Will Your Tax Return be Audited?

Will Your Tax Return be Audited? Few things are more unnerving than having your tax return audited by the IRS. The IRS uses that “audit anxiety” to help keep taxpayers honest on their tax returns.

DIF scores count

The IRS evaluates tax returns based on their “DIF” scores, a set of IRS formulas known as the “Discriminate Function System.” About three-quarters of all returns audited are selected by the DIF computer, which compares deductions, credits, and exemptions with the norms for taxpayers in each income bracket.

While these formulas are kept very secret by the IRS, you can count on having a higher audit probability if you fall into certain categories or report certain things on your tax return.

What interests the IRS?

Some higher risk areas include the following –

1. Tax protests. Both the IRS and tax courts are getting fed up with what they consider frivolous tax protests. For example, you file a return stating that you owe no tax because the dollar is worthless or some other such protest, you may have an audit. will probably be audited.
2. High income. Because auditing higher-income taxpayers is likely to produce more additional tax revenue than auditing lower-income taxpayers, this category is targeted by the IRS.
3. Certain occupations. Taxpayers whose occupations produce cash income, such as taxi drivers and waiters, run a higher risk of  an audit. Self-employed individuals, particularly independent contractors, are IRS targets for the same reason; they are more likely to have unreported cash income.
4. No preparer or a problem preparer. Whether you have a complex return and prepare it yourself, or by someone on the IRS’s problem-preparer list, you are more likely to be audited.
5. Certain deductions. The IRS has found it profitable to audit returns that claim office-in-the-home deductions, travel and entertainment deductions, and certain other write-offs where they feel taxpayers stretch the truth.
6. Related party transactions. Taxpayers that have family members involved in their financial operations are more likely to be scrutinized by the IRS. For example, paying wages to your children, lending money to relatives, splitting income among family members, or running a family business will make the IRS more interested in your returns.
7. Abusive tax shelters and offshore accounts.
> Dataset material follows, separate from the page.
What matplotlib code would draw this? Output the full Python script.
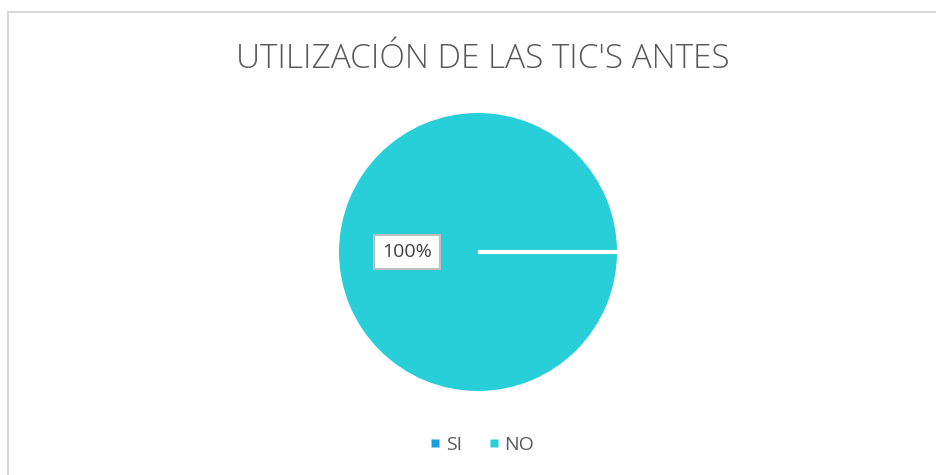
import matplotlib
matplotlib.use("Agg")
import matplotlib.pyplot as plt
from matplotlib.patches import Rectangle
from matplotlib.lines import Line2D

categories = ["SI", "NO"]
values = [0, 100]
colors = ["#1C9FE0", "#29CFD8"]
title = "UTILIZACIÓN DE LAS TIC'S ANTES"

W, H = 937, 475
fig = plt.figure(figsize=(W / 100, H / 100), dpi=100)
fig.patch.set_facecolor("white")

# outer border
fig.patches.append(Rectangle((8 / W, -0.05), 2, (H - 12) / H + 0.05, transform=fig.transFigure,
                             fill=False, edgecolor="#D9D9D9", linewidth=1.5))

cx, cy, r = 478, 252, 139
ax = fig.add_axes([(cx - r) / W, (H - cy - r) / H, 2 * r / W, 2 * r / H])
wedges, _ = ax.pie(values, colors=colors, startangle=0, counterclock=False,
                   wedgeprops=dict(edgecolor="white", linewidth=3))
wedges[1].set_linewidth(0)
wedges[0].set_zorder(5)
ax.set_xlim(-1, 1)
ax.set_ylim(-1, 1)
ax.set_aspect("equal")
ax.axis("off")

total = sum(values)
ax.text((407 - cx) / r, 0, f"{values[1] / total:.0%}", ha="center", va="center",
        fontsize=14, color="#404040", family="Open Sans", zorder=10,
        bbox=dict(boxstyle="square,pad=0.4", facecolor="white", edgecolor="#BFBFBF", linewidth=1.5))

fig.text(483 / W, 1 - 59 / H, title, ha="center", va="center", fontsize=24,
         color="#595959", family="Open Sans", fontweight="light")

handles = [Line2D([], [], linestyle="none", marker="s", markersize=5.2,
                  markerfacecolor=c, markeredgecolor="none") for c in colors]
fig.legend(handles, categories, loc="center", bbox_to_anchor=(483 / W, 1 - 445 / H),
           ncol=2, frameon=False, handlelength=0.36,
           handletextpad=0.36, columnspacing=1.45, borderpad=0, borderaxespad=0,
           prop=dict(family="Open Sans", size=14))
for t in fig.legends[0].get_texts():
    t.set_color("#595959")

fig.savefig("out.png", dpi=100, facecolor="white")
In the last few years the Internal Revenue Service has detected a proliferation of abusive trust tax evasion schemes. As well as some people using offshore credit cards to evade paying U.S. income taxes. As a result, the IRS intends to expand its efforts to crack down on abuses in these areas.
Your best audit defense

Unless there is suspicion of fraud or substantial understatement of income, the IRS has three years from the due date of your return to initiate an audit. Although most returns are selected within two years of their file date.

The best defense in an audit is a two-part strategy:

1. Have supporting documentation for all deductions and credits.

2. Call your accountant immediately to let them know that you’re being audited.

A professional can put your mind at ease, find the information that the IRS wants more quickly than you can, and very likely will save you money in the long run by getting a faster and more favorable conclusion to the audit.